ALBANY, N.Y. -- New York residents have suspected it for years, but now it's official: With both of its former leaders indicted on criminal charges, the state Legislature ranks as the most if not one of the most corrupt in the nation.
Since 2005, nearly three dozen elected state officials , including at least 28 legislators, have been criminally indicted, imprisoned or resigned over accusations of bribery, stealing, extortion or sexual misconduct. One governor resigned in scandal and a comptroller was jailed for fraud.
The latest to be arrested include former Senate Majority Leader Dean Skelos and his son in May on federal charges of extortion, fraud and soliciting bribes. Skelos is the fifth consecutive Senate majority leader to face criminal charges.
Sen. Thomas Libous, a Binghamton Republican, was once in line to become majority leader. Instead, he faces a summer trial on charges of lying to the FBI. His son was sentenced last month on similar charges.
Also last month, former state Assemblyman William Scarborough, a Queens Democrat, pleaded guilty to federal corruption charges, admitting to bilking taxpayers out of at least $40,000 in fake travel expenses.

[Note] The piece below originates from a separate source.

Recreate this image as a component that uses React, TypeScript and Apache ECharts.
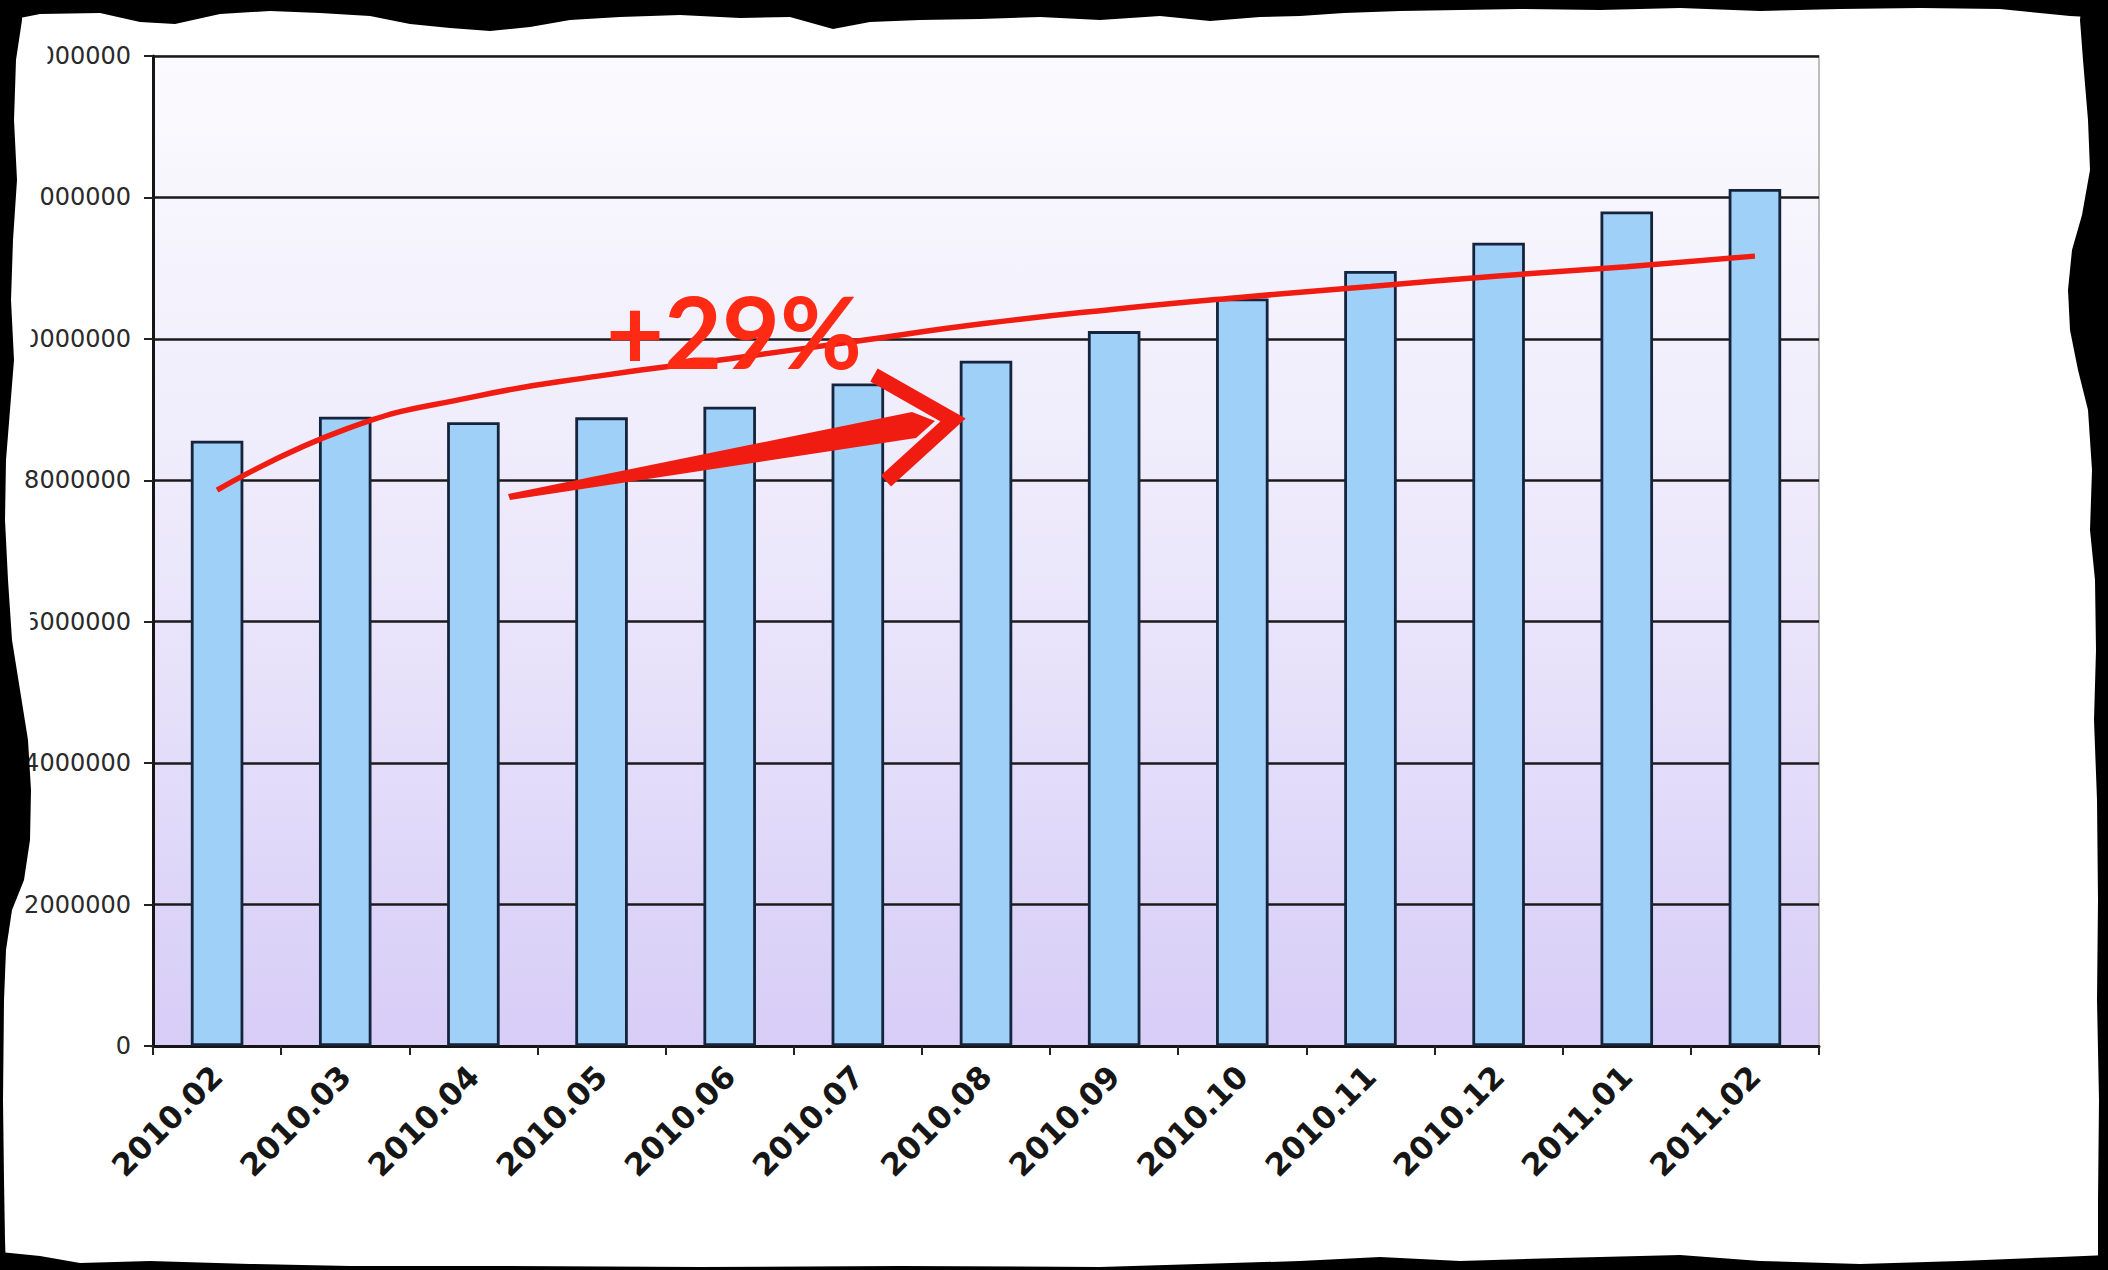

In January, former state Assembly Speaker Sheldon Silver, a Democrat from Manhattan, was indicted on federal bribery and kickback charges.
Meanwhile, a widening investigation by U.S. Attorney Preet Bharara has left Albany paralyzed and Gov. Andrew Cuomo paranoid, according to State Capitol insiders.
State lawmakers from Westchester and Putnam counties have been among those prosecuted by federal authorities.
Vincent Leibell, a Republican who served in the Senate and in Assembly – representing parts of Westchester, Putnam, and Dutchess counties for 28 years -- was sentenced to 21 months in federal prison after he pleaded guilty in 2011 to tax evasion and obstruction of justice.
In 2012, former Sen. Nicholas A. Spano pleaded guilty to obstructing the IRS, admitting he filed false tax returns and concealed payments from a politically connected insurance broker. Spano, a Republican, served for 20 years representing the 35th Senate District, which includes Yonkers, Greenburgh, Mount Pleasant and Pleasantville.
Several state lawmakers from Westchester County have called for reforms, including term limits or banning convicted legislators from receiving state pensions.
Meanwhile, 47 state senators, including Skelos, passed a bill to double the length of their terms to four years. The Constitutional amendment, which requires approval by the Assembly, governor, next legislature and voters, sailed through the Republican-led Senate with only 15 senators opposing it.